Communist Party of China leaders Ma Zhancheng/ZumaPress

El problema de la complejidad de China

NEW HAVEN – La ingente transición de China a lo que sus dirigentes llaman una sociedad moderadamente acomodada presenta muchos aspectos cambiantes. Se están produciendo simultáneamente movimientos tectónicos en varios frentes: la economía, los mercados financieros, la estrategia geopolítica y la política social. La prueba definitiva podría muy bien ser la gestión de las relaciones mutuas entre esas evoluciones. ¿Están los dirigentes de China a la altura de esa tarea o han intentado hacer demasiado a la vez?

La mayoría de los comentaristas occidentales siguen simplificando en demasía ese debate, enmarcándolo en las proverbiales situaciones de aterrizaje difícil por parte de China, en lo que llevan veinte años equivocándose. A raíz del desplome del mercado de valores de este verano y la sorprendente devaluación del renmimbi, de nuevo está ocurriendo lo mismo. Sin embargo, yo sospecho que los temores de una recesión declarada en China son muy exagerados.
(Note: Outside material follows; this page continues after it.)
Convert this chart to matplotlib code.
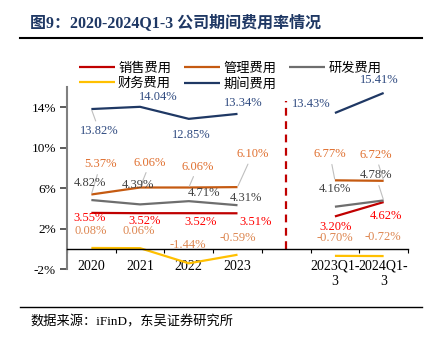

Si bien no se debe trivializar el debate sobre las perspectivas de China a corto plazo, la historia mucho más importante es la de los sólidos avances de su economía por la vía de la reequilibración: a saber, el paso estructural de las actividades manufactureras y de construcción a los servicios. En 2014, el porcentaje del PIB de China correspondiente a los servicios alcanzó el 48,2 por ciento, muy superior al 42,6 por ciento correspondiente a la manufactura y la construcción combinadas. Y esa distancia sigue ampliándose: la actividad de los servicios aumentó un 8,4 por ciento en el año comprendido hasta la primera mitad de 2015, con lo que superó en gran medida el crecimiento del 6,1 por ciento de la manufactura y la construcción.